### Problem to solve
Copy out all lines where "chart" appears.

### Provided data
_ _ _ _ _ _ _
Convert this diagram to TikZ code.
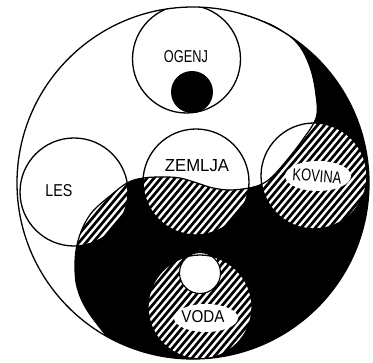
\documentclass[tikz,border=0pt]{standalone}
\usepackage{fontspec}
\setmainfont{Liberation Sans}
\usetikzlibrary{calc}
\tikzset{
  outline/.style={draw=black, line width=1.3pt},
  lbl/.style={inner sep=0pt, font=\fontsize{17}{17}\selectfont},
}
\def\SCurve{plot[smooth,tension=0.6] coordinates {(239.7,13.3) (273,25) (297,43) (310,67) (316,95) (316,118) (301,142) (287,160) (273,176) (262,184) (249,188) (230,190) (213,188) (197,183) (180,178) (163,177) (143,178) (127,183) (110,196) (93,211) (83,227) (77,245) (75,264) (77,287) (87,310) (107.1,336.7)}}
\def\BlackPath{\SCurve arc[start angle=119.2, end angle=-74.6, radius=176] -- cycle}
\newcommand\HatchLines{\foreach \k in {-46,...,55} {\draw[line width=2.7pt] (\k*7,370) -- ++(310.5,-370);}}
\begin{document}
\begin{tikzpicture}[x=1pt,y=1pt,yscale=-1]
\useasboundingbox (0,0) rectangle (373,363);
\fill[white] (0,0) rectangle (373,363);
\coordinate (O) at (193,183);
\coordinate (cF) at (186.5,59);
\coordinate (cE) at (196,182);
\coordinate (cW) at (74,192);
\coordinate (cM) at (314,176);
\coordinate (cV) at (200,307);
\coordinate (dotF) at (192,92);
\coordinate (dotV) at (200,273);
% black half
\fill[black] \BlackPath;
% hatched overlaps
\foreach \c/\r in {cW/54, cE/53, cM/53, cV/52} {
  \begin{scope}
    \clip (\c) circle[radius=\r];
    \clip \BlackPath;
    \fill[white] (0,0) rectangle (373,363);
    \HatchLines
  \end{scope}
}
% white spots
\fill[white] (dotV) circle[radius=20.5];
\fill[white] (206,318) ellipse[x radius=32, y radius=14];
\begin{scope}
  \clip (cM) circle[radius=53];
  \fill[white] (318,176) ellipse[x radius=33, y radius=15];
\end{scope}
% outlines
\begin{scope}
  \clip (O) circle[radius=176];
  \draw[outline] (cF) circle[radius=54];
  \draw[outline] (cW) circle[radius=54];
  \draw[outline] (cE) circle[radius=53];
  \draw[outline] (cM) circle[radius=53];
  \draw[outline] (cV) circle[radius=52];
  \draw[line width=1.1pt] (dotV) circle[radius=20.5];
  \draw[line width=1.2pt] \SCurve;
\end{scope}
\draw[outline] (O) circle[radius=176];
\fill[black] (dotF) circle[radius=21];
% labels
\node[lbl] (ogenj) at (186,57) {\resizebox{44pt}{12pt}{OGENJ}};
\node[lbl] (zemlja) at (197,166) {\resizebox{64pt}{12pt}{ZEMLJA}};
\node[lbl] (les) at (59,191) {\resizebox{27pt}{12pt}{LES}};
\node[lbl, rotate=-4] (kovina) at (317,176) {\resizebox{49pt}{12pt}{KOVINA}};
\node[lbl] (voda) at (203,317) {\resizebox{43pt}{12pt}{VODA}};
\end{tikzpicture}
\end{document}
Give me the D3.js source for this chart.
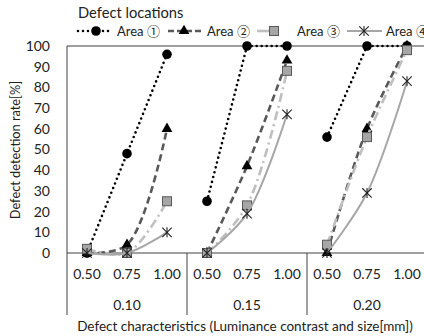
<!DOCTYPE html>
<html>
<head>
<meta charset="utf-8">
<script src="https://cdn.jsdelivr.net/npm/d3@7"></script>
<style>
    html, body { margin: 0; padding: 0; background: #fff; }
    svg { display: block; font-family: Lato, 'Noto Sans', sans-serif; }
</style>
</head>
<body>
<svg id="chart" width="424" height="336"></svg>
<script>
// luminance contrast groups and defect sizes
const groups = ['0.10', '0.15', '0.20'];
const sizes = ['0.50', '0.75', '1.00'];
const yTicks = [0, 10, 20, 30, 40, 50, 60, 70, 80, 90, 100];
const seriesNames = ['Area \u2460', 'Area \u2461', 'Area \u2462', 'Area \u2463'];

// detection rate [%], one row per group
const area1 = [[0, 48, 96], [25, 100, 100], [56, 100, 100]];
const area2 = [[0, 4, 60], [0, 42, 93], [0, 60, 100]];
const area3 = [[2, 0, 25], [0, 23, 88], [4, 56, 98]];
const area4 = [[0, 0, 10], [0, 19, 67], [0, 29, 83]];

const margin = { top: 46, left: 67, bottom: 83 };
const width = 424, height = 336;
const svg = d3.select('#chart');

const xGroup = d3.scaleBand().domain(groups).range([margin.left, margin.left + 360]);
const xSize = d3.scalePoint().domain(sizes).range([0, xGroup.bandwidth()]).padding(0.5);
const y = d3.scaleLinear().domain([0, 100]).range([height - margin.bottom, margin.top]);

const axisColor = '#404040';
const textColor = '#222';

// frame
svg.append('line')
    .attr('x1', margin.left).attr('x2', width)
    .attr('y1', y(100)).attr('y2', y(100))
    .attr('stroke', axisColor).attr('stroke-width', 1);
svg.append('line')
    .attr('x1', margin.left).attr('x2', width)
    .attr('y1', y(0)).attr('y2', y(0))
    .attr('stroke', axisColor).attr('stroke-width', 1);
svg.append('line')
    .attr('x1', margin.left).attr('x2', margin.left)
    .attr('y1', y(100)).attr('y2', 315)
    .attr('stroke', axisColor).attr('stroke-width', 1);
groups.slice(1).forEach(g => {
    svg.append('line')
        .attr('x1', xGroup(g)).attr('x2', xGroup(g))
        .attr('y1', y(0)).attr('y2', 315)
        .attr('stroke', axisColor).attr('stroke-width', 1);
});

// y axis
const yAxis = svg.append('g')
    .attr('transform', `translate(${margin.left}, 0)`)
    .call(d3.axisLeft(y).tickValues(yTicks).tickSize(0).tickPadding(17));
yAxis.select('.domain').remove();
yAxis.selectAll('text').attr('font-size', 14).attr('fill', textColor).attr('font-family', 'Lato');

// x labels
groups.forEach(g => {
    sizes.forEach(s => {
        svg.append('text')
            .attr('x', xGroup(g) + xSize(s)).attr('y', 279)
            .attr('text-anchor', 'middle').attr('font-size', 14).attr('fill', textColor)
            .text(s);
    });
    svg.append('text')
        .attr('x', xGroup(g) + xGroup.bandwidth() / 2).attr('y', 310)
        .attr('text-anchor', 'middle').attr('font-size', 14).attr('fill', textColor)
        .text(g);
});

svg.append('text')
    .attr('x', 245).attr('y', 331)
    .attr('text-anchor', 'middle').attr('font-size', 13.5).attr('fill', textColor)
    .text('Defect characteristics (Luminance contrast and size[mm])');

svg.append('text')
    .attr('transform', `translate(20, 150) rotate(-90)`)
    .attr('text-anchor', 'middle').attr('font-size', 12.8).attr('fill', textColor)
    .text('Defect detection rate[%]');

// series styles
const styles = [
    { data: area1, stroke: '#000', dash: '0,5', width: 2.6, cap: 'round', marker: 'circle', curve: d3.curveLinear },
    { data: area2, stroke: '#595959', dash: '7,4', width: 2.6, cap: 'butt', marker: 'triangle', curve: d3.curveCatmullRom },
    { data: area3, stroke: '#bfbfbf', dash: '9,4,2,4', width: 2.6, cap: 'butt', marker: 'square', curve: d3.curveCatmullRom },
    { data: area4, stroke: '#a6a6a6', dash: null, width: 2, cap: 'butt', marker: 'star', curve: d3.curveCatmullRom }
];

function drawMarker(g, type, cx, cy) {
    if (type === 'circle') {
        g.append('circle').attr('cx', cx).attr('cy', cy).attr('r', 4.8).attr('fill', '#000');
    } else if (type === 'triangle') {
        g.append('path')
            .attr('d', d3.symbol(d3.symbolTriangle, 50)())
            .attr('transform', `translate(${cx},${cy})`)
            .attr('fill', '#000');
    } else if (type === 'square') {
        g.append('rect')
            .attr('x', cx - 4.5).attr('y', cy - 4.5).attr('width', 9).attr('height', 9)
            .attr('fill', '#a6a6a6').attr('stroke', '#595959').attr('stroke-width', 1);
    } else {
        g.append('path')
            .attr('d', d3.symbol(d3.symbolTimes, 60)())
            .attr('transform', `translate(${cx},${cy})`)
            .attr('fill', 'none').attr('stroke', '#222').attr('stroke-width', 1.1);
        g.append('line')
            .attr('x1', cx).attr('x2', cx).attr('y1', cy - 5).attr('y2', cy + 5)
            .attr('stroke', '#222').attr('stroke-width', 1.1);
    }
}

styles.forEach(st => {
    const g = svg.append('g');
    groups.forEach((grp, gi) => {
        const pts = sizes.map((s, si) => [xGroup(grp) + xSize(s), y(st.data[gi][si])]);
        const line = d3.line().curve(st.curve);
        g.append('path')
            .attr('d', line(pts))
            .attr('fill', 'none')
            .attr('stroke', st.stroke)
            .attr('stroke-width', st.width)
            .attr('stroke-linecap', st.cap)
            .attr('stroke-dasharray', st.dash);
        pts.forEach(p => drawMarker(g, st.marker, p[0], p[1]));
    });
});

// legend
svg.append('text')
    .attr('x', 78).attr('y', 18)
    .attr('font-size', 14.7).attr('fill', textColor)
    .text('Defect locations');

const legendItems = [
    { x1: 78, x2: 113, mx: 96, tx: 117 },
    { x1: 168, x2: 201, mx: 184, tx: 207 },
    { x1: 257, x2: 274, mx: 274, tx: 297 },
    { x1: 347, x2: 382, mx: 364, tx: 386 }
];
legendItems.forEach((it, i) => {
    const st = styles[i];
    const lg = svg.append('g');
    lg.append('line')
        .attr('x1', it.x1).attr('x2', it.x2).attr('y1', 31).attr('y2', 31)
        .attr('stroke', st.stroke).attr('stroke-width', st.width)
        .attr('stroke-linecap', st.cap)
        .attr('stroke-dasharray', i === 0 ? st.dash : i === 1 ? '6,3' : null);
    drawMarker(lg, st.marker, it.mx, 31);
    const t = lg.append('text')
        .attr('x', it.tx).attr('y', 36)
        .attr('font-size', 13).attr('fill', textColor);
    t.append('tspan').text('Area ');
    t.append('tspan').attr('font-size', 13).attr('font-family', "'Noto Sans CJK JP'")
        .text(seriesNames[i].slice(5));
});
</script>
</body>
</html>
_ _ _ _ _ _ _
### Finished answer
Give me the D3.js source for this chart.
<svg id="chart" width="424" height="336"></svg>
const svg = d3.select('#chart');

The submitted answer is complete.